The Tech Industry Doesn’t Sleep, Nor Does its Facility Development
Data centers, server farms, telecomm facilities, and laboratories, among other tech facilities, commonly fit within the definition of mission critical. The interruption or delay of operations within these hubs would result in disaster for business and severely compromise revenue streams. Both post-construction risk mitigation and speed to revenue are of vital importance to the owners and developers of these projects because of the timely significance of their functionality.
As speed to market is concerned, the rapidity of construction and ensuring a facility is operational gives companies a competitive advantage. Technological advances are increasingly quick and customer demand rises in direct correlation with available technologies on a relatively short delay. Developers of facility projects must understand not only the baseline revenue benefits of a speed to market strategy, but how to implement it.
Differentiation from Competition Means Being First
The relevance of speed to market is true for almost any industry, but it’s certainly most useful in highly saturated competitive markets.
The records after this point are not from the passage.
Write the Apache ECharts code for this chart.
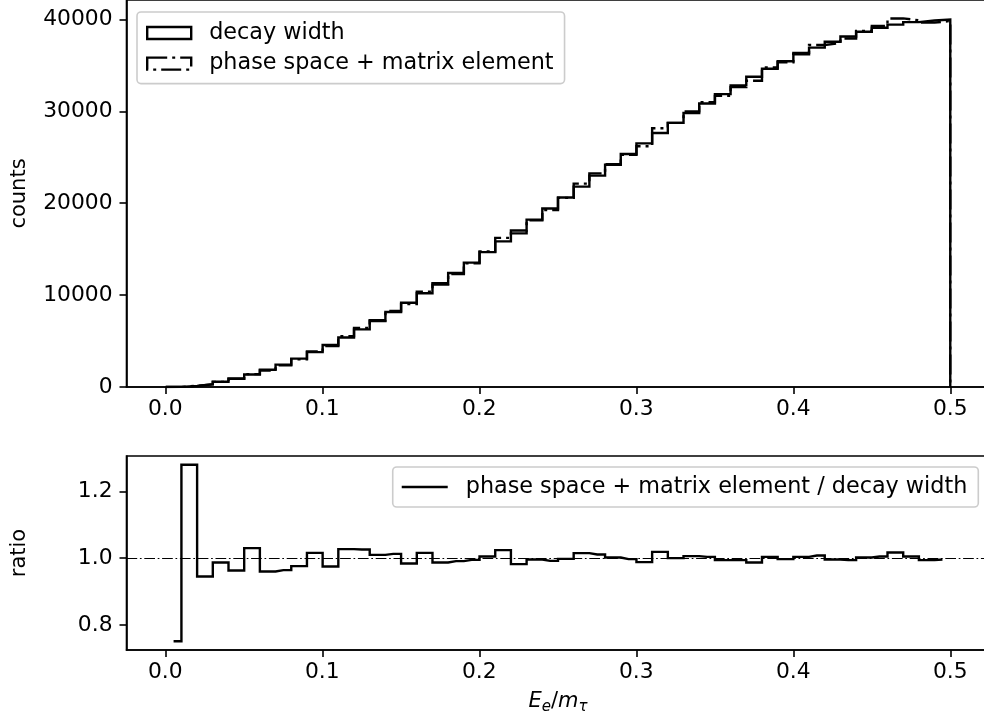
<!DOCTYPE html>
<html><head><meta charset="utf-8">
<script src="https://cdn.jsdelivr.net/npm/echarts@6/dist/echarts.min.js"></script>
<style>html,body{margin:0;padding:0;background:#fff}#c{width:984px;height:721px}</style>
</head><body><div id="c"></div>
<script>
// ---- data ----
const binEdges = [0.00029, 0.01028, 0.02028, 0.03027, 0.04027, 0.05026, 0.06025, 0.07025, 0.08024, 0.09024,
  0.10023, 0.11022, 0.12022, 0.13021, 0.14021, 0.15020, 0.16020, 0.17019, 0.18018, 0.19018,
  0.20017, 0.21017, 0.22016, 0.23015, 0.24015, 0.25014, 0.26014, 0.27013, 0.28013, 0.29012,
  0.30011, 0.31011, 0.32010, 0.33010, 0.34009, 0.35009, 0.36008, 0.37007, 0.38007, 0.39006,
  0.40006, 0.41005, 0.42005, 0.43004, 0.44003, 0.45003, 0.46002, 0.47002, 0.48001, 0.49001, 0.50000];

const decayWidth = [12, 110, 300, 570, 920, 1360, 1870, 2440, 3090, 3800,
  4570, 5390, 6270, 7190, 8160, 9170, 10210, 11290, 12400, 13530,
  14680, 15850, 17030, 18220, 19420, 20620, 21810, 23000, 24190, 25350,
  26510, 27640, 28740, 29820, 30860, 31870, 32830, 33760, 34630, 35450,
  36220, 36930, 37570, 38150, 38660, 39090, 39440, 39710, 39890, 39990];

const phaseSpaceME = [9, 141, 284, 563, 886, 1401, 1795, 2352, 3016, 3861,
  4456, 5536, 6433, 7262, 8266, 9023, 10373, 11143, 12288, 13462,
  14753, 16230, 16723, 18147, 19265, 20579, 22137, 23253, 24238, 25274,
  26192, 28165, 28740, 29999, 30983, 31679, 32633, 33321, 34769, 35344,
  36365, 37225, 37420, 37921, 38737, 39285, 40110, 39909, 39651, 39830];

const ratio = [0.751, 1.28, 0.945, 0.987, 0.963, 1.030, 0.960, 0.964, 0.976, 1.016,
  0.975, 1.027, 1.026, 1.010, 1.013, 0.984, 1.016, 0.987, 0.991, 0.995,
  1.005, 1.024, 0.982, 0.996, 0.992, 0.998, 1.015, 1.011, 1.002, 0.997,
  0.988, 1.019, 1.000, 1.006, 1.004, 0.994, 0.994, 0.987, 1.004, 0.997,
  1.004, 1.008, 0.996, 0.994, 1.002, 1.005, 1.017, 1.005, 0.994, 0.996];

const xTicks = [0, 0.1, 0.2, 0.3, 0.4, 0.5];
const countTicks = [0, 10000, 20000, 30000, 40000];
const ratioTicks = [0.8, 1.0, 1.2];
const refRatio = 1.0;

const nameDW = 'decay width';
const namePM = 'phase space + matrix element';
const nameRatio = 'phase space + matrix element / decay width';

// axis limits (matplotlib-style 5% margins)
const xMin = -0.0247, xMax = 0.52499;
const countMax = 42116;
const ratioMin = 0.72455, ratioMax = 1.30645;

// ---- build paths ----
function histPath(edges, counts) {
  const pts = [[edges[0], 0]];
  counts.forEach((c, i) => { pts.push([edges[i], c]); pts.push([edges[i + 1], c]); });
  pts.push([edges[edges.length - 1], 0]);
  return pts;
}
const centers = binEdges.slice(0, -1).map((e, i) => (e + binEdges[i + 1]) / 2);
const ratioData = centers.map((c, i) => [c, ratio[i]]);

const FONT = 'DejaVu Sans';
const black = '#000';
const LW = 2.4;
const TICKFS = 21.8;
const dashDot = [20, 5, 3, 5];

function xAxisCfg(idx, extra) {
  return Object.assign({
    type: 'value', gridIndex: idx, min: xMin, max: xMax,
    axisLine: { show: true, onZero: false, lineStyle: { color: black, width: 1.6 } },
    axisTick: { show: true, customValues: xTicks, length: 7, inside: false, lineStyle: { color: black, width: 1.6 } },
    axisLabel: { customValues: xTicks, formatter: v => v.toFixed(1), color: black, fontSize: TICKFS, fontFamily: FONT, margin: 11 },
    splitLine: { show: false }
  }, extra || {});
}
function yAxisCfg(idx, min, max, ticks, fmt, name) {
  return {
    type: 'value', gridIndex: idx, min: min, max: max,
    name: name, nameLocation: 'middle', nameGap: 96,
    nameTextStyle: { color: black, fontSize: 21, fontFamily: FONT },
    axisLine: { show: true, onZero: false, lineStyle: { color: black, width: 1.6 } },
    axisTick: { show: true, customValues: ticks, length: 7, inside: false, lineStyle: { color: black, width: 1.6 } },
    axisLabel: { customValues: ticks, formatter: fmt, color: black, fontSize: TICKFS, fontFamily: FONT, margin: 14 },
    splitLine: { show: false }
  };
}

const chart = echarts.init(document.getElementById('c'), null, { renderer: 'canvas' });
chart.setOption({
  animation: false,
  backgroundColor: '#fff',
  textStyle: { fontFamily: FONT },
  grid: [
    { left: 126.5, top: 0, width: 863, height: 387, show: true, borderColor: black, borderWidth: 1.6, outerBoundsMode: 'none', containLabel: false },
    { left: 126.5, top: 456, width: 863, height: 194, show: true, borderColor: black, borderWidth: 1.6, outerBoundsMode: 'none', containLabel: false }
  ],
  xAxis: [
    xAxisCfg(0),
    xAxisCfg(1, {
      name: '{i|E}{s|e}{n|/}{i|m}{s|τ}', nameLocation: 'middle', nameGap: 39,
      nameTextStyle: {
        color: black, fontSize: 21, fontFamily: FONT,
        rich: {
          i: { fontStyle: 'italic', fontSize: 21, fontFamily: FONT, color: black, lineHeight: 26 },
          n: { fontSize: 21, fontFamily: FONT, color: black, lineHeight: 26 },
          s: { fontStyle: 'italic', fontSize: 15, fontFamily: FONT, color: black, verticalAlign: 'bottom', lineHeight: 15 }
        }
      }
    })
  ],
  yAxis: [
    yAxisCfg(0, 0, countMax, countTicks, v => String(Math.round(v)), 'counts'),
    yAxisCfg(1, ratioMin, ratioMax, ratioTicks, v => v.toFixed(1), 'ratio')
  ],
  legend: [
    {
      orient: 'vertical', left: 137, top: 12, padding: [9, 11, 8, 9],
      itemWidth: 44, itemHeight: 12, itemGap: 6.6,
      backgroundColor: 'rgba(255,255,255,0.8)', borderColor: '#cccccc', borderWidth: 1.6, borderRadius: 4,
      selectedMode: false,
      textStyle: { fontSize: 22.3, color: black, fontFamily: FONT, lineHeight: 24, padding: [0, 0, 0, 13] },
      data: [
        { name: nameDW, icon: 'rect', itemStyle: { color: 'rgba(0,0,0,0)', borderColor: black, borderWidth: LW, borderType: 'solid' } },
        { name: namePM, icon: 'rect', itemStyle: { color: 'rgba(0,0,0,0)', borderColor: black, borderWidth: LW, borderType: dashDot } }
      ]
    },
    {
      orient: 'horizontal', right: 5.7, top: 467, padding: [8, 11, 8, 9],
      itemWidth: 46, itemHeight: 2.5,
      backgroundColor: 'rgba(255,255,255,0.8)', borderColor: '#cccccc', borderWidth: 1.6, borderRadius: 4,
      selectedMode: false,
      textStyle: { fontSize: 22.3, color: black, fontFamily: FONT, lineHeight: 24, padding: [0, 0, 0, 13] },
      data: [
        { name: nameRatio, icon: 'rect', itemStyle: { color: black, borderWidth: 0 } }
      ]
    }
  ],
  series: [
    {
      name: nameDW, type: 'line', xAxisIndex: 0, yAxisIndex: 0,
      data: histPath(binEdges, decayWidth), symbol: 'none', showSymbol: false,
      itemStyle: { color: black }, lineStyle: { color: black, width: LW, join: 'miter', cap: 'butt' }, z: 2
    },
    {
      name: namePM, type: 'line', xAxisIndex: 0, yAxisIndex: 0,
      data: histPath(binEdges, phaseSpaceME), symbol: 'none', showSymbol: false,
      itemStyle: { color: black }, lineStyle: { color: black, width: LW, type: dashDot, join: 'miter', cap: 'butt' }, z: 3
    },
    {
      name: nameRatio, type: 'line', xAxisIndex: 1, yAxisIndex: 1,
      data: ratioData, step: 'middle', symbol: 'none', showSymbol: false,
      itemStyle: { color: black }, lineStyle: { color: black, width: LW, join: 'miter' }, z: 2,
      markLine: {
        silent: true, symbol: ['none', 'none'], label: { show: false },
        lineStyle: { color: black, width: 1.2, type: [10.7, 2.7, 1.7, 2.7] },
        emphasis: { disabled: true },
        data: [{ yAxis: refRatio }]
      }
    }
  ]
});
</script>
</body></html>
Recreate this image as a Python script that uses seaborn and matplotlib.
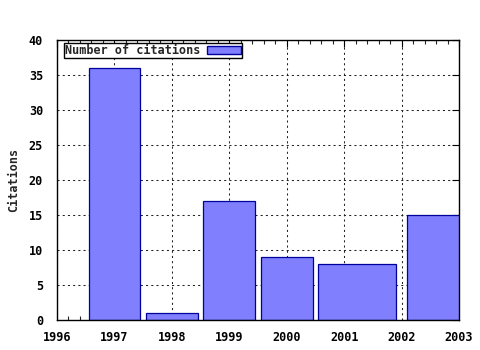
import numpy as np
import pandas as pd
import matplotlib
matplotlib.use("Agg")
import matplotlib.pyplot as plt
import seaborn as sns
from matplotlib.ticker import MultipleLocator
from matplotlib.patches import Patch

years = [1997, 1998, 1999, 2000, 2001, 2003]
citations = [36, 1, 17, 9, 8, 15]
series_name = "Number of citations"
x_ticks = [1996, 1997, 1998, 1999, 2000, 2001, 2002, 2003]
y_ticks = [0, 5, 10, 15, 20, 25, 30, 35, 40]

sns.set_style("white")
plt.rcParams['font.family'] = ['DejaVu Sans Mono']
plt.rcParams['font.weight'] = 'bold'

df = pd.DataFrame({"year": years, "citations": citations})

# gnuplot-style box widths: 0.9 of the half-gap to each neighbour
xs = np.array(years, dtype=float)
gaps = np.diff(xs)
left_gap = np.concatenate([[gaps[0]], gaps])
right_gap = np.concatenate([gaps, [gaps[-1]]])
left_half = 0.45 * np.minimum(left_gap, 2)
right_half = 0.45 * np.minimum(right_gap, 2)
lefts = xs - left_half
widths = left_half + right_half

fig = plt.figure(figsize=(4.8, 3.5), dpi=100)
ax = fig.add_axes([57/480, 1-320/350, (459-57)/480, (320-40)/350])

ax.bar(lefts, df["citations"], width=widths, align="edge",
       color="#8080ff", edgecolor="#00009c", linewidth=0.9, zorder=3)

ax.set_xlim(x_ticks[0], x_ticks[-1])
ax.set_ylim(y_ticks[0], y_ticks[-1])
ax.set_xticks(x_ticks)
ax.set_yticks(y_ticks)
ax.xaxis.set_minor_locator(MultipleLocator(0.2))
ax.tick_params(axis="both", which="major", direction="in", length=5, width=0.8,
               top=True, right=True, labelsize=8.5, colors="black")
ax.tick_params(axis="x", which="major", pad=8)
ax.tick_params(axis="y", which="major", pad=10)
ax.tick_params(axis="x", which="minor", direction="in", length=3, width=0.8,
               top=True, bottom=True)
for lab in ax.get_xticklabels() + ax.get_yticklabels():
    lab.set_fontweight("bold")

ax.grid(True, which="major", color="#222222", linestyle=(0, (2, 3)), linewidth=0.75, zorder=1)
for s in ax.spines.values():
    s.set_visible(True)
    s.set_color("black")
    s.set_linewidth(1.0)
    s.set_zorder(4)

ax.set_ylabel("Citations", fontsize=8.5, fontweight="bold", labelpad=6)
ax.set_xlabel("")

handle = Patch(facecolor="#8080ff", edgecolor="#00009c", linewidth=1.0)
leg = ax.legend([handle], [series_name], loc="upper left", bbox_to_anchor=(0.017, 0.99),
                frameon=True, fancybox=False, framealpha=1, edgecolor="black",
                markerfirst=False, handlelength=2.8, handleheight=0.7,
                borderpad=0.1, handletextpad=0.6, borderaxespad=0,
                prop={"family": "DejaVu Sans Mono", "weight": "bold", "size": 8.5})
leg.get_frame().set_linewidth(1.0)
leg.set_zorder(5)

fig.savefig("out.png", dpi=100)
Verizon and AT&T, to use that analogy, don’t offer services that are altogether unique from the other. What they must use to differentiate themselves, beyond branding, is their ability to adopt new technologies quickly (i.e. 4G) and race the other to the finish line with implementation. Speed leads to customer buy-in, and customer buy-in leads to revenue. They must, therefore, establish the infrastructure to provide new levels of technology or coverage much faster.
Innovation and technological breakthroughs are all well and good, but aren’t going to be the sole drivers of advantage in tech. Unless your new service or technology is exceptionally disruptive (i.e. Uber to the transportation industry), your competition is working with exactly what you have at your disposal. Though even in Uber’s case, the company best known for their cheaper-than-a-cab transportation app, companies such as Lyft were quick to follow their lead. It doesn’t take long for companies to imitate you, but developers can control speed to market barring certain obvious obstacles such as available funding.
How Rapid-Drying Concrete Plays In the Big Picture
Concrete is a big deal when setting up your data center or server farm infrastructure quickly and with as little risk as possible. Rapid-drying concrete specifically contributes to speed to market construction strategies by drying to adequate levels months before its conventional counterparts (less than 45 days) without the additional risk of extending the timeline due to inclement weather. The self-desiccating product dries uniformly and eliminates the need for riskier moisture mitigation add-ons to conventionally drying concrete.
With mission critical facilities and potential revenue gains at stake, a developer’s ability to obtain materials necessary to accelerate the construction timeline and significantly reduce future flooring maintenance is crucial.